Due to his dedication to music education, the radio and arts management, Antonio Ruiz-Pipó’s output is not as extensive as its excellent quality would indicate.
He always possessed a clear mastery of instrumental writing, especially in his guitar and piano works, as well as a clear sense of form. The works written during the last ten years of his life were of an exceptional quality, such as his extraordinary Concierto para piano e instrumentos de viento, a very expressive score whose approach is extremely restrained and concise. Falla would not have hesitating in putting his name to a work of such considerable scope, in which not only the piano but the woodwind parts demand virtuosic playing without making any concessions to softness or simplicity. A unique kind of neoclassicism, stripped of glib resources, related to the late style of Manuel de Falla, whom he put up as an example of what the music of our time should be like. It is fair to say that Ruiz-Pipó also admired a certain kind of French music that was modelled on Poulenc.
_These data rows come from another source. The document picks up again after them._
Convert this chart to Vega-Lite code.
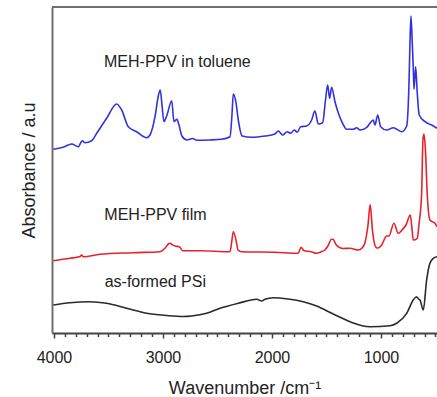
{
  "$schema": "https://vega.github.io/schema/vega-lite/v6.json",
  "width": 385,
  "height": 326,
  "autosize": {"type": "none"},
  "padding": {"left": 52, "top": 7, "right": 0, "bottom": 64},
  "background": "white",
  "config": {"view": {"stroke": null}, "font": "Liberation Sans"},
  "datasets": {
    "spectra": [
      {"series": "toluene", "w": 4006, "a": 183.7},
      {"series": "toluene", "w": 3917, "a": 185.7},
      {"series": "toluene", "w": 3838, "a": 189},
      {"series": "toluene", "w": 3777, "a": 186.3},
      {"series": "toluene", "w": 3740, "a": 192.3},
      {"series": "toluene", "w": 3716, "a": 190.3},
      {"series": "toluene", "w": 3654, "a": 192.3},
      {"series": "toluene", "w": 3608, "a": 199.7},
      {"series": "toluene", "w": 3517, "a": 214.7},
      {"series": "toluene", "w": 3425, "a": 229},
      {"series": "toluene", "w": 3379, "a": 223},
      {"series": "toluene", "w": 3318, "a": 206.3},
      {"series": "toluene", "w": 3241, "a": 201.3},
      {"series": "toluene", "w": 3150, "a": 195.3},
      {"series": "toluene", "w": 3119, "a": 198},
      {"series": "toluene", "w": 3073, "a": 216.3},
      {"series": "toluene", "w": 3041, "a": 238},
      {"series": "toluene", "w": 3025, "a": 243},
      {"series": "toluene", "w": 3009, "a": 228},
      {"series": "toluene", "w": 2991, "a": 211.3},
      {"series": "toluene", "w": 2963, "a": 218},
      {"series": "toluene", "w": 2920, "a": 232.3},
      {"series": "toluene", "w": 2899, "a": 211.3},
      {"series": "toluene", "w": 2872, "a": 213.7},
      {"series": "toluene", "w": 2853, "a": 208},
      {"series": "toluene", "w": 2826, "a": 197},
      {"series": "toluene", "w": 2780, "a": 193},
      {"series": "toluene", "w": 2729, "a": 194.5},
      {"series": "toluene", "w": 2688, "a": 192.7},
      {"series": "toluene", "w": 2569, "a": 193},
      {"series": "toluene", "w": 2462, "a": 193.7},
      {"series": "toluene", "w": 2385, "a": 196.3},
      {"series": "toluene", "w": 2367, "a": 218},
      {"series": "toluene", "w": 2355, "a": 239},
      {"series": "toluene", "w": 2330, "a": 230.3},
      {"series": "toluene", "w": 2309, "a": 213},
      {"series": "toluene", "w": 2273, "a": 197},
      {"series": "toluene", "w": 2186, "a": 195.7},
      {"series": "toluene", "w": 2064, "a": 197},
      {"series": "toluene", "w": 1973, "a": 199},
      {"series": "toluene", "w": 1942, "a": 202},
      {"series": "toluene", "w": 1902, "a": 198},
      {"series": "toluene", "w": 1860, "a": 201.3},
      {"series": "toluene", "w": 1829, "a": 199.7},
      {"series": "toluene", "w": 1796, "a": 203},
      {"series": "toluene", "w": 1768, "a": 200.7},
      {"series": "toluene", "w": 1737, "a": 206.3},
      {"series": "toluene", "w": 1682, "a": 207},
      {"series": "toluene", "w": 1636, "a": 213},
      {"series": "toluene", "w": 1606, "a": 222},
      {"series": "toluene", "w": 1575, "a": 209},
      {"series": "toluene", "w": 1535, "a": 210.3},
      {"series": "toluene", "w": 1509, "a": 233},
      {"series": "toluene", "w": 1489, "a": 248},
      {"series": "toluene", "w": 1471, "a": 234.7},
      {"series": "toluene", "w": 1453, "a": 245.7},
      {"series": "toluene", "w": 1422, "a": 231.3},
      {"series": "toluene", "w": 1385, "a": 218},
      {"series": "toluene", "w": 1352, "a": 209.7},
      {"series": "toluene", "w": 1315, "a": 203.7},
      {"series": "toluene", "w": 1254, "a": 203.7},
      {"series": "toluene", "w": 1223, "a": 205.3},
      {"series": "toluene", "w": 1193, "a": 203},
      {"series": "toluene", "w": 1131, "a": 205.7},
      {"series": "toluene", "w": 1092, "a": 211},
      {"series": "toluene", "w": 1071, "a": 213},
      {"series": "toluene", "w": 1055, "a": 208},
      {"series": "toluene", "w": 1030, "a": 218},
      {"series": "toluene", "w": 1003, "a": 206.3},
      {"series": "toluene", "w": 948, "a": 203},
      {"series": "toluene", "w": 887, "a": 205.3},
      {"series": "toluene", "w": 810, "a": 201.3},
      {"series": "toluene", "w": 764, "a": 207},
      {"series": "toluene", "w": 743, "a": 249.7},
      {"series": "toluene", "w": 734, "a": 290},
      {"series": "toluene", "w": 725, "a": 317},
      {"series": "toluene", "w": 713, "a": 290},
      {"series": "toluene", "w": 704, "a": 266.3},
      {"series": "toluene", "w": 697, "a": 243.7},
      {"series": "toluene", "w": 682, "a": 266.3},
      {"series": "toluene", "w": 667, "a": 239.7},
      {"series": "toluene", "w": 649, "a": 218},
      {"series": "toluene", "w": 596, "a": 211.3},
      {"series": "toluene", "w": 535, "a": 208},
      {"series": "toluene", "w": 486, "a": 204.7},

      {"series": "film", "w": 4006, "a": 72.3},
      {"series": "film", "w": 3853, "a": 74.7},
      {"series": "film", "w": 3761, "a": 76.5},
      {"series": "film", "w": 3746, "a": 78},
      {"series": "film", "w": 3731, "a": 76.3},
      {"series": "film", "w": 3578, "a": 78.7},
      {"series": "film", "w": 3272, "a": 80.3},
      {"series": "film", "w": 3028, "a": 81.3},
      {"series": "film", "w": 2982, "a": 84.7},
      {"series": "film", "w": 2951, "a": 89},
      {"series": "film", "w": 2936, "a": 89.7},
      {"series": "film", "w": 2917, "a": 88.5},
      {"series": "film", "w": 2890, "a": 87},
      {"series": "film", "w": 2850, "a": 86.3},
      {"series": "film", "w": 2819, "a": 82.3},
      {"series": "film", "w": 2661, "a": 82.3},
      {"series": "film", "w": 2385, "a": 81.3},
      {"series": "film", "w": 2367, "a": 93},
      {"series": "film", "w": 2355, "a": 101.3},
      {"series": "film", "w": 2324, "a": 89.7},
      {"series": "film", "w": 2312, "a": 83},
      {"series": "film", "w": 2278, "a": 81.3},
      {"series": "film", "w": 1973, "a": 80.7},
      {"series": "film", "w": 1759, "a": 79.7},
      {"series": "film", "w": 1734, "a": 85.7},
      {"series": "film", "w": 1706, "a": 82.3},
      {"series": "film", "w": 1640, "a": 81.3},
      {"series": "film", "w": 1591, "a": 79.7},
      {"series": "film", "w": 1548, "a": 81.3},
      {"series": "film", "w": 1514, "a": 83},
      {"series": "film", "w": 1487, "a": 87},
      {"series": "film", "w": 1453, "a": 93.7},
      {"series": "film", "w": 1441, "a": 93.7},
      {"series": "film", "w": 1409, "a": 88},
      {"series": "film", "w": 1349, "a": 84.5},
      {"series": "film", "w": 1284, "a": 84.7},
      {"series": "film", "w": 1208, "a": 83},
      {"series": "film", "w": 1174, "a": 85},
      {"series": "film", "w": 1147, "a": 90.3},
      {"series": "film", "w": 1119, "a": 108},
      {"series": "film", "w": 1099, "a": 128.5},
      {"series": "film", "w": 1077, "a": 101.3},
      {"series": "film", "w": 1046, "a": 85.7},
      {"series": "film", "w": 1028, "a": 85},
      {"series": "film", "w": 994, "a": 88},
      {"series": "film", "w": 948, "a": 97},
      {"series": "film", "w": 927, "a": 97},
      {"series": "film", "w": 881, "a": 109.7},
      {"series": "film", "w": 842, "a": 99.7},
      {"series": "film", "w": 820, "a": 101.3},
      {"series": "film", "w": 801, "a": 103.7},
      {"series": "film", "w": 771, "a": 108},
      {"series": "film", "w": 731, "a": 118},
      {"series": "film", "w": 716, "a": 105},
      {"series": "film", "w": 704, "a": 93},
      {"series": "film", "w": 667, "a": 94.7},
      {"series": "film", "w": 652, "a": 108},
      {"series": "film", "w": 627, "a": 139.7},
      {"series": "film", "w": 615, "a": 193},
      {"series": "film", "w": 606, "a": 199},
      {"series": "film", "w": 592, "a": 183},
      {"series": "film", "w": 576, "a": 139.7},
      {"series": "film", "w": 551, "a": 113},
      {"series": "film", "w": 505, "a": 109.7},
      {"series": "film", "w": 486, "a": 106.3},

      {"series": "PSi", "w": 4006, "a": 28},
      {"series": "PSi", "w": 3853, "a": 30.3},
      {"series": "PSi", "w": 3670, "a": 31.3},
      {"series": "PSi", "w": 3517, "a": 29.7},
      {"series": "PSi", "w": 3333, "a": 24.7},
      {"series": "PSi", "w": 3150, "a": 19.7},
      {"series": "PSi", "w": 2966, "a": 17.5},
      {"series": "PSi", "w": 2814, "a": 16.5},
      {"series": "PSi", "w": 2737, "a": 17},
      {"series": "PSi", "w": 2599, "a": 19.7},
      {"series": "PSi", "w": 2477, "a": 24.7},
      {"series": "PSi", "w": 2309, "a": 29.7},
      {"series": "PSi", "w": 2140, "a": 33.7},
      {"series": "PSi", "w": 2095, "a": 32},
      {"series": "PSi", "w": 2064, "a": 33.7},
      {"series": "PSi", "w": 1988, "a": 35.3},
      {"series": "PSi", "w": 1851, "a": 34},
      {"series": "PSi", "w": 1713, "a": 31.3},
      {"series": "PSi", "w": 1590, "a": 27},
      {"series": "PSi", "w": 1438, "a": 19},
      {"series": "PSi", "w": 1284, "a": 11.3},
      {"series": "PSi", "w": 1101, "a": 6.3},
      {"series": "PSi", "w": 917, "a": 7.3},
      {"series": "PSi", "w": 856, "a": 9.7},
      {"series": "PSi", "w": 764, "a": 19.7},
      {"series": "PSi", "w": 704, "a": 33},
      {"series": "PSi", "w": 673, "a": 36.3},
      {"series": "PSi", "w": 656, "a": 34},
      {"series": "PSi", "w": 642, "a": 33},
      {"series": "PSi", "w": 612, "a": 23},
      {"series": "PSi", "w": 581, "a": 53},
      {"series": "PSi", "w": 551, "a": 69.7},
      {"series": "PSi", "w": 520, "a": 74.7},
      {"series": "PSi", "w": 486, "a": 76.3}
    ],
    "labels": [
      {"label": "MEH-PPV in toluene", "w": 3541, "a": 271},
      {"label": "MEH-PPV film", "w": 3538, "a": 118},
      {"label": "as-formed PSi", "w": 3535, "a": 51.5}
    ],
    "frame": [{"w": 4018, "a": 326}, {"w": 486, "a": 326}]
  },
  "encoding": {
    "x": {
      "field": "w", "type": "quantitative",
      "scale": {"domain": [486, 4018], "reverse": true, "nice": false, "zero": false},
      "axis": {
        "title": "Wavenumber /cm⁻¹",
        "values": [4000, 3900, 3800, 3700, 3600, 3500, 3400, 3300, 3200, 3100, 3000, 2900, 2800, 2700, 2600, 2500, 2400, 2300, 2200, 2100, 2000, 1900, 1800, 1700, 1600, 1500, 1400, 1300, 1200, 1100, 1000, 900, 800, 700, 600, 500],
        "format": "d",
        "labelExpr": "(datum.value == 4000 || datum.value == 3000 || datum.value == 2000 || datum.value == 1000) ? datum.label : ''",
        "tickSize": {"condition": {"test": "datum.value % 1000 == 0", "value": 5}, "value": 3.5},
        "tickColor": "#444444",
        "tickWidth": 1.5,
        "domainColor": "#444444",
        "domainWidth": 1.8,
        "grid": false,
        "labelFontSize": 16,
        "labelColor": "#222222",
        "labelPadding": 11,
        "labelOverlap": false,
        "labelFlush": false,
        "labelBound": false,
        "titleFontSize": 18,
        "titleFontWeight": "normal",
        "titleColor": "#222222",
        "titleBaseline": "alphabetic",
        "titleY": 60
      }
    },
    "y": {
      "field": "a", "type": "quantitative",
      "scale": {"domain": [0, 326], "nice": false, "zero": false},
      "axis": {
        "title": "Absorbance / a.u",
        "labels": false,
        "ticks": false,
        "grid": false,
        "domainColor": "#707070",
        "domainWidth": 2,
        "titleFontSize": 18,
        "titleFontWeight": "normal",
        "titleColor": "#222222",
        "titlePadding": 14
      }
    }
  },
  "layer": [
    {
      "data": {"name": "spectra"},
      "mark": {"type": "line", "interpolate": "monotone", "strokeWidth": 1.6, "clip": true},
      "encoding": {
        "color": {
          "field": "series", "type": "nominal",
          "scale": {"domain": ["toluene", "film", "PSi"], "range": ["#3232dd", "#e8222c", "#2a2a2a"]},
          "legend": null
        }
      }
    },
    {
      "data": {"name": "frame"},
      "mark": {"type": "line", "color": "#707070", "strokeWidth": 2},
      "encoding": {}
    },
    {
      "data": {"name": "labels"},
      "mark": {"type": "text", "align": "left", "baseline": "middle", "fontSize": 16, "color": "#222222", "font": "Liberation Sans"},
      "encoding": {
        "text": {"field": "label"}
      }
    }
  ]
}
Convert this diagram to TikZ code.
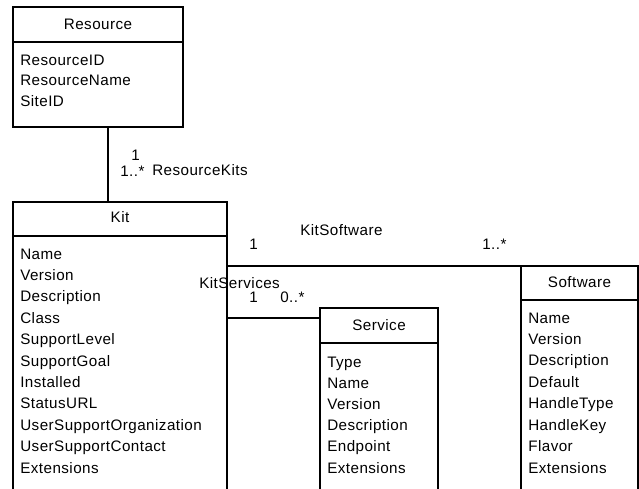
\documentclass[tikz,border=0pt]{standalone}
\usepackage{fontspec}
\setmainfont{Liberation Sans}[LetterSpace=3]
\begin{document}
\begin{tikzpicture}[x=0.75pt,y=-0.75pt,
  every node/.style={font=\fontsize{11.4}{13}\selectfont, inner sep=0pt},
  umlline/.style={line width=1.1pt},
  umlbox/.style={draw, umlline, rectangle, anchor=north west, outer sep=0pt},
  classtitle/.style={anchor=base},
  attr/.style={anchor=base west},
  lbl/.style={anchor=base west}]
\useasboundingbox (0,0) rectangle (639,489);
\clip (0,0) rectangle (639,489);

% class boxes (the lower parts run past the page edge)
\node[umlbox, minimum width={170*0.75pt}, minimum height={120*0.75pt}] (res) at (13,7) {};
\node[umlbox, minimum width={214*0.75pt}, minimum height={320*0.75pt}] (kit) at (13,202) {};
\node[umlbox, minimum width={118*0.75pt}, minimum height={220*0.75pt}] (svc) at (320,308) {};
\node[umlbox, minimum width={117*0.75pt}, minimum height={260*0.75pt}] (soft) at (521,266) {};

% header separators
\draw[umlline] (res.west |- 0,42) -- (res.east |- 0,42);
\draw[umlline] (kit.west |- 0,236) -- (kit.east |- 0,236);
\draw[umlline] (svc.west |- 0,343) -- (svc.east |- 0,343);
\draw[umlline] (soft.west |- 0,300) -- (soft.east |- 0,300);

% class names
\node[classtitle] (res-t) at (98,29) {Resource};
\node[classtitle] (kit-t) at (120,222) {Kit};
\node[classtitle] (svc-t) at (379,330) {Service};
\node[classtitle] (soft-t) at (579.5,287) {Software};

% attributes
\foreach \t [count=\i from 0] in {ResourceID,ResourceName,SiteID}
  \node[attr] (res-a\i) at (20,{65+20.5*\i}) {\t};
\foreach \t [count=\i from 0] in {Name,Version,Description,Class,SupportLevel,SupportGoal,Installed,StatusURL,UserSupportOrganization,UserSupportContact,Extensions}
  \node[attr] (kit-a\i) at (20,{259+21.4*\i}) {\t};
\foreach \t [count=\i from 0] in {Type,Name,Version,Description,Endpoint,Extensions}
  \node[attr] (svc-a\i) at (327,{367+21.2*\i}) {\t};
\foreach \t [count=\i from 0] in {Name,Version,Description,Default,HandleType,HandleKey,Flavor,Extensions}
  \node[attr] (soft-a\i) at (528,{323+21.43*\i}) {\t};

% associations
\draw[umlline] (res.south -| 108,0) -- (kit.north -| 108,0);
\draw[umlline] (kit.east |- soft.north) -- (soft.north west);
\draw[umlline] (kit.east |- 0,318) -- (svc.west |- 0,318);

% association labels
\node[lbl] (rk-m1) at (131,160) {1};
\node[lbl] (rk-m2) at (120,176) {1..*};
\node[lbl] (rk-n) at (152,175) {ResourceKits};
\node[lbl] (ks-n) at (300,235) {KitSoftware};
\node[lbl] (ks-m1) at (249,249) {1};
\node[lbl] (ks-m2) at (482,249) {1..*};
\node[lbl] (kv-n) at (199,288) {KitServices};
\node[lbl] (kv-m1) at (249,302) {1};
\node[lbl] (kv-m2) at (280,302) {0..*};
\end{tikzpicture}
\end{document}
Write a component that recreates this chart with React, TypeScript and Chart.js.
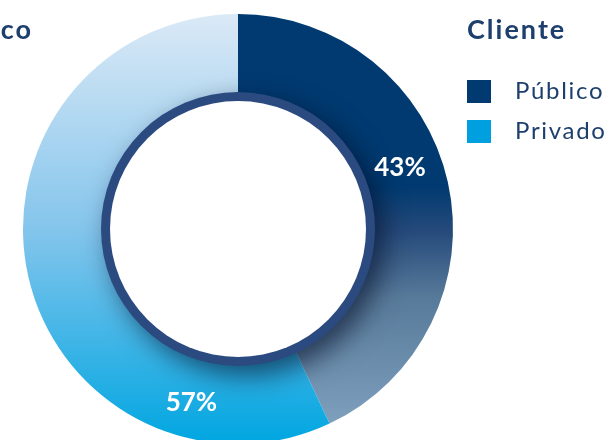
import React, { useEffect, useRef } from "react";
import { Chart, registerables } from "chart.js";

Chart.register(...registerables);

const categories = ["Público", "Privado"];
const values = [43, 57];
const legendTitle = "Cliente";
const chartTitle = "Público";
const legendColors = ["#003a70", "#00a0e0"];
const valueLabels = ["43%", "57%"];

const W = 609;
const H = 460;

export default function App() {
  const ref = useRef<HTMLCanvasElement>(null);

  useEffect(() => {
    const canvas = ref.current;
    if (!canvas) return;

    const gradFor = (chart: any, idx: number) => {
      const area = chart.chartArea;
      if (!area) return legendColors[idx];
      const g = chart.ctx.createLinearGradient(0, area.top, 0, area.bottom);
      if (idx === 0) {
        g.addColorStop(0, "#003a70");
        g.addColorStop(0.4, "#003a70");
        g.addColorStop(0.5, "#24497a");
        g.addColorStop(0.66, "#587a9a");
        g.addColorStop(1, "#84a6c3");
      } else {
        g.addColorStop(0, "#dbe9f6");
        g.addColorStop(0.5, "#84c5ec");
        g.addColorStop(1, "#00a6e1");
      }
      return g;
    };

    const ringPlugin = {
      id: "ringAndLabels",
      afterDatasetsDraw(chart: any) {
        const meta = chart.getDatasetMeta(0);
        const first = meta.data[0] as any;
        if (!first) return;
        const { x, y, outerRadius } = first;
        const ctx = chart.ctx;
        const ringR = (outerRadius * 137) / 215;
        const holeR = (outerRadius * 128) / 215;

        ctx.save();
        ctx.shadowColor = "rgba(0,10,35,0.6)";
        ctx.shadowBlur = 26;
        ctx.shadowOffsetX = 9;
        ctx.shadowOffsetY = 10;
        ctx.beginPath();
        ctx.arc(x, y, ringR, 0, Math.PI * 2);
        ctx.fillStyle = "#2b4a80";
        ctx.fill();
        ctx.restore();

        ctx.save();
        ctx.beginPath();
        ctx.arc(x, y, holeR, 0, Math.PI * 2);
        ctx.fillStyle = "#ffffff";
        ctx.fill();
        ctx.restore();

        const fracs = [0.448, 0.196];
        const radii = [0.805, 0.837];
        ctx.save();
        ctx.fillStyle = "#ffffff";
        ctx.font = "bold 26px Lato";
        ctx.textAlign = "center";
        ctx.textBaseline = "middle";
        meta.data.forEach((el: any, i: number) => {
          const a = el.startAngle + fracs[i] * (el.endAngle - el.startAngle);
          const r = el.outerRadius * radii[i];
          ctx.fillText(valueLabels[i], el.x + r * Math.cos(a), el.y + r * Math.sin(a));
        });
        ctx.restore();
      },
    };

    const chart = new Chart(canvas, {
      type: "doughnut",
      data: {
        labels: categories,
        datasets: [
          {
            data: values,
            backgroundColor: (c: any) => gradFor(c.chart, c.dataIndex),
            borderWidth: 0,
            hoverOffset: 0,
          },
        ],
      },
      options: {
        responsive: false,
        animation: false,
        cutout: "60%",
        layout: { padding: { top: 14, left: 23, right: 156, bottom: 16 } },
        plugins: {
          legend: { display: false },
          tooltip: { enabled: false },
        },
      },
      plugins: [ringPlugin],
    });
    return () => chart.destroy();
  }, []);

  const navy = "#1d3f6e";
  return (
    <div
      style={{
        position: "absolute",
        left: 0,
        top: 0,
        width: W,
        height: 440,
        overflow: "hidden",
        background: "#ffffff",
        fontFamily: "Lato, sans-serif",
      }}
    >
      <canvas ref={ref} width={W} height={H} style={{ width: W, height: H, display: "block" }} />
      <div
        style={{
          position: "absolute",
          left: -200,
          width: 233,
          top: 15,
          textAlign: "right",
          fontSize: 27,
          lineHeight: "27px",
          fontWeight: 700,
          letterSpacing: 2,
          color: navy,
          whiteSpace: "nowrap",
        }}
      >
        {chartTitle}
      </div>
      <div
        style={{
          position: "absolute",
          left: 467,
          top: 15,
          fontSize: 27,
          lineHeight: "27px",
          fontWeight: 700,
          letterSpacing: 2,
          color: navy,
          whiteSpace: "nowrap",
        }}
      >
        {legendTitle}
      </div>
      {categories.map((c, i) => (
        <div key={c}>
          <div
            style={{
              position: "absolute",
              left: 467,
              top: 80 + i * 40,
              width: 24,
              height: 23,
              background: legendColors[i],
            }}
          />
          <div
            style={{
              position: "absolute",
              left: 515,
              top: 78 + i * 40,
              fontSize: 24,
              lineHeight: "24px",
              letterSpacing: 1.7,
              color: navy,
              whiteSpace: "nowrap",
            }}
          >
            {c}
          </div>
        </div>
      ))}
    </div>
  );
}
Among the works he composed prior to 1987 there are also some beautiful creations such as the Canciones y danzas and the Homenaje a Cabezón for guitar and the magnificent Variaciones sobre un tema gallego (1984). The latter displays his knowledge of the piano and a profound sense of Andalusia, emerging out of the Galician origin of the work. In one ofhis last letters, now gravely ill, I was surprised by his emphatic anti-Wagnerism. I had written to him about something to do with the Bayreuth Festival, which I had attended in 1997 with my wife. Listening to Ruiz-Pipó’s music, this can be understood, since it is radically opposed to Wagner’s. His aversion to the German composer’s works reflected the coherence of his aesthetic convictions.
Although it has been said it is difficult to perceive avant-garde features in Ruiz-Pipó’s output, to really enjoy it one must listen to it more attentively than one would many so-called “avant-garde” works. Gratitude must be paid to his wife Ruth Wetzel for her work in disseminating his first-rate output, which will undoubtedly be favoured by the passage of time.